Indien een in lid 4, punten a) tot en met e), bedoelde autoriteit een negatief gemotiveerd advies uitbrengt, legt de bevoegde autoriteit die voornemens is de vergunning te verlenen de in lid 4, punten a) tot en met e), bedoelde autoriteiten binnen één maand na ontvangst van dat negatieve advies, een gemotiveerde reactie op het negatief advies voor.
Indien een van de in lid 4, punten a) tot en met e), bedoelde autoriteiten binnen één maand na voorlegging van die gemotiveerde reactie een negatief advies uitbrengt en de bevoegde autoriteit niettemin voornemens is de vergunning te verlenen, kan iedere autoriteit die een negatief advies heeft uitgebracht, de zaak voor bijstand naar de ESMA doorverwijzen uit hoofde van artikel 31, lid 2, punt c), van Verordening (EU) nr. 1095/2010.
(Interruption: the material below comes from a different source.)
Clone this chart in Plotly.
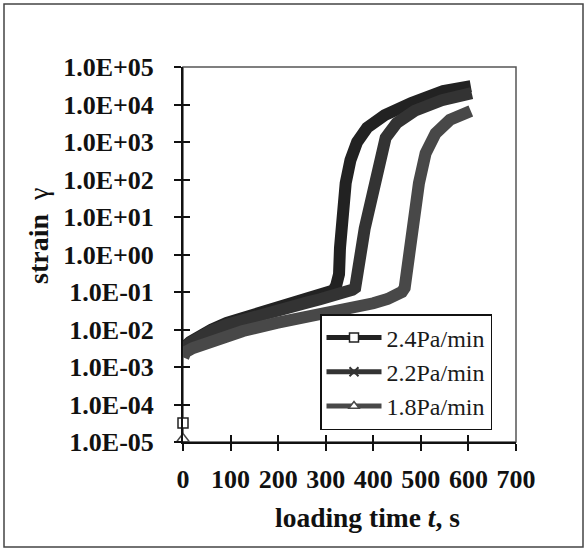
import plotly.graph_objects as go

# ---------------- data ----------------
t_24 = [0.5, 5, 15, 36, 60, 92, 130, 162, 200, 232, 260, 288, 305, 316, 322, 328, 330, 332, 334, 342, 352, 366, 387, 424, 480, 547, 605]
g_24 = [2.3e-3, 3.6e-3, 4.7e-3, 7.1e-3, 1.0e-2, 1.5e-2, 2.1e-2, 2.7e-2, 3.6e-2, 4.6e-2, 5.8e-2, 7.4e-2, 9.0e-2, 0.11, 0.15, 0.3, 1.5, 6, 23, 80, 330, 1.0e3, 2.4e3, 5.2e3, 1.1e4, 2.3e4, 3.1e4]

t_22 = [0.5, 5, 15, 36, 60, 92, 130, 162, 200, 232, 260, 288, 320, 345, 356, 362, 367, 372, 377, 382, 388, 395, 401, 412, 426, 449, 487, 544, 607]
g_22 = [2.1e-3, 3.3e-3, 4.4e-3, 6.6e-3, 9.3e-3, 1.35e-2, 1.9e-2, 2.5e-2, 3.3e-2, 4.2e-2, 5.2e-2, 6.4e-2, 8.0e-2, 0.1, 0.115, 0.13, 0.25, 0.7, 2, 5, 12, 35, 81, 400, 1.3e3, 3.2e3, 6.8e3, 1.3e4, 2.0e4]

t_18 = [0.5, 5, 21, 56, 126, 197, 267, 336, 372, 400, 430, 450, 460, 466, 470, 474, 478, 485, 496, 510, 531, 561, 605]
g_18 = [1.8e-3, 2.5e-3, 3.2e-3, 4.7e-3, 9.1e-3, 1.5e-2, 2.2e-2, 3.3e-2, 4.1e-2, 5.0e-2, 6.5e-2, 8.0e-2, 0.1, 0.13, 0.3, 1.0, 3, 10, 80, 500, 1.7e3, 3.9e3, 6.7e3]

# initial (t = 0) readings shown as isolated markers
t0_24 = [0]
g0_24 = [3.2e-5]
t0_18 = [0]
g0_18 = [1.2e-5]

series_names = ["2.4Pa/min", "2.2Pa/min", "1.8Pa/min"]
x_ticks = [0, 100, 200, 300, 400, 500, 600, 700]
y_ticks = [1e-5, 1e-4, 1e-3, 1e-2, 1e-1, 1e0, 1e1, 1e2, 1e3, 1e4, 1e5]
y_ticktext = ["1.0E-05", "1.0E-04", "1.0E-03", "1.0E-02", "1.0E-01", "1.0E+00",
              "1.0E+01", "1.0E+02", "1.0E+03", "1.0E+04", "1.0E+05"]

# ---------------- styling ----------------
FONT = "Times New Roman, Liberation Serif, serif"
colors = ["#222222", "#333333", "#484848"]
symbols = ["square", "x-thin", "triangle-up"]
LW = 12
TICKC = "#111111"

fig = go.Figure()

for t, g, c in [(t_24, g_24, colors[0]), (t_22, g_22, colors[1]), (t_18, g_18, colors[2])]:
    fig.add_trace(go.Scatter(x=t, y=g, mode="lines", showlegend=False,
                             line=dict(color=c, width=LW)))

fig.add_trace(go.Scatter(x=t0_24, y=g0_24, mode="markers", showlegend=False, cliponaxis=False,
                         marker=dict(symbol="square", size=10, color="white",
                                     line=dict(color=colors[0], width=1.5))))
fig.add_trace(go.Scatter(x=t0_18, y=g0_18, mode="markers", showlegend=False, cliponaxis=False,
                         marker=dict(symbol="triangle-up", size=11, color="white",
                                     line=dict(color=colors[2], width=1.5))))

# legend entries
for name, c, s in zip(series_names, colors, symbols):
    mk = dict(symbol=s, size=9, color="white", line=dict(color=c, width=1.5))
    if s == "x-thin":
        mk = dict(symbol="x-thin", size=9, color=c, line=dict(color=c, width=2))
    fig.add_trace(go.Scatter(x=[None], y=[None], mode="lines+markers", name=name,
                             line=dict(color=c, width=5), marker=mk))

# invisible trace so the overlay (cross-tick) axes get drawn
fig.add_trace(go.Scatter(x=t0_18, y=g0_18, xaxis="x2", yaxis="y2", mode="markers",
                         showlegend=False, hoverinfo="skip",
                         marker=dict(opacity=0, size=1)))

L, R, T, B = 183, 516, 67, 442
W, H = 587, 551

fig.update_layout(
    width=W, height=H,
    margin=dict(l=L, r=W - R, t=T, b=H - B, pad=0),
    paper_bgcolor="white", plot_bgcolor="white",
    font=dict(family=FONT, color="#111111", size=24),
    showlegend=True,
    legend=dict(x=(492 - L) / (R - L), xanchor="right",
                y=(B - 372) / (B - T), yanchor="middle",
                bgcolor="white", bordercolor="#111111", borderwidth=1.5,
                font=dict(family=FONT, size=24, color="#1a1a1a"),
                itemwidth=55, tracegroupgap=0),
    xaxis=dict(range=[0, 700], tickvals=x_ticks, ticks="outside", ticklen=7,
               tickwidth=2, tickcolor=TICKC, showline=True, linecolor="#111111",
               linewidth=2, showgrid=False, zeroline=False, ticklabelstandoff=6,
               tickfont=dict(family=FONT, size=26, color="#111111", weight="bold")),
    yaxis=dict(type="log", range=[-5, 5], tickvals=y_ticks, ticktext=y_ticktext,
               ticks="outside", ticklen=7, tickwidth=2, tickcolor=TICKC,
               showline=True, linecolor="#111111", linewidth=2, showgrid=False,
               zeroline=False, ticklabelstandoff=15,
               tickfont=dict(family=FONT, size=26, color="#111111", weight="bold")),
    xaxis2=dict(overlaying="x", anchor="y2", range=[0, 700], tickvals=x_ticks,
                ticks="inside", ticklen=7, tickwidth=2, tickcolor=TICKC,
                showticklabels=False, showline=False, showgrid=False, zeroline=False),
    yaxis2=dict(overlaying="y", anchor="x2", type="log", range=[-5, 5], tickvals=y_ticks,
                ticks="inside", ticklen=7, tickwidth=2, tickcolor=TICKC,
                showticklabels=False, showline=False, showgrid=False, zeroline=False),
    shapes=[
        dict(type="rect", xref="paper", yref="paper", x0=0, x1=1, y0=0, y1=1,
             line=dict(color="#555555", width=1.5), layer="below"),
        dict(type="rect", xref="paper", yref="paper",
             x0=(4 - L) / (R - L), x1=(583 - L) / (R - L),
             y0=(B - 547) / (B - T), y1=(B - 4) / (B - T),
             line=dict(color="#444444", width=1.5), layer="below"),
    ],
    annotations=[
        dict(text="<b>loading time <i>t</i>, s</b>", xref="paper", yref="paper",
             x=(367 - L) / (R - L), y=(B - 517) / (B - T), showarrow=False,
             xanchor="center", yanchor="middle",
             font=dict(family=FONT, size=27.5, color="#111111")),
        dict(text="<b>strain</b>  γ", xref="paper", yref="paper",
             x=(38 - L) / (R - L), y=(B - 236) / (B - T), showarrow=False,
             textangle=-90, xanchor="center", yanchor="middle",
             font=dict(family=FONT, size=28, color="#111111")),
    ],
)

fig.write_html("out.html", config={"displayModeBar": False},
               post_script="document.body.style.margin='0';")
De bevoegde autoriteit stelt de in lid 4, punten a) tot en met e), bedoelde autoriteiten onverwijld in kennis van de resultaten van de vergunningsprocedure, met inbegrip van eventuele verhelpende maatregelen.
Indien de zaak 30 dagen na te zijn voorgelegd aan de ESMA niet is geschikt, dan neemt de bevoegde autoriteit die de vergunning wil verlenen, het definitieve besluit en stelt zij de in lid 4, onder a) tot en met e), bedoelde autoriteiten uitvoerig schriftelijk van haar motivering in kennis.
Indien de bevoegde autoriteit de vergunning wil weigeren, wordt de zaak niet aan de ESMA voorgelegd.
In negatieve adviezen worden schriftelijk de volledige en gedetailleerde redenen opgegeven waarom niet aan de vereisten van deze verordening of van andere delen van het Unierecht wordt voldaan.
6.
Indien de ESMA van oordeel is dat de bevoegde autoriteit een vergunning heeft verleend die wellicht niet in overeenstemming is met het Unierecht, handelt zij overeenkomstig artikel 17 van Verordening (EU) nr. 1095/2010.
7.
De ESMA ontwikkelt, in nauwe samenwerking met de leden van het ESCB en met de EBA, ontwerpen van technische reguleringsnormen tot nadere bepaling van de informatie die de CSD aan de bevoegde autoriteit moet verstrekken teneinde de vergunningen voor het verrichten van bancaire nevendiensten van afwikkeling te verkrijgen.
De ESMA legt die ontwerpen van technische reguleringsnormen uiterlijk op 18 juni 2015 aan de Commissie voor.
Aan de Commissie wordt de bevoegdheid gedelegeerd om de in de eerste alinea bedoelde technische reguleringsnormen overeenkomstig de artikelen 10 tot en met 14 van Verordening (EU) nr. 1095/2010 vast te stellen.
8.
De ESMA ontwikkelt, in nauwe samenwerking met de leden van het ESCB en met de EBA, ontwerpen van technische uitvoeringsnormen tot vaststelling van standaardformulieren, modellen en procedures voor de raadpleging van de in lid 4 bedoelde autoriteiten voordat de vergunning wordt verleend.
De ESMA legt die ontwerpen van technische uitvoeringsnormen uiterlijk op 18 juni 2015 aan de Commissie voor.
Aan de Commissie wordt de bevoegdheid verleend om de in de eerste alinea bedoelde technische uitvoeringsnormen overeenkomstig artikel 15 van Verordening (EU) nr. 1095/2010 vast te stellen.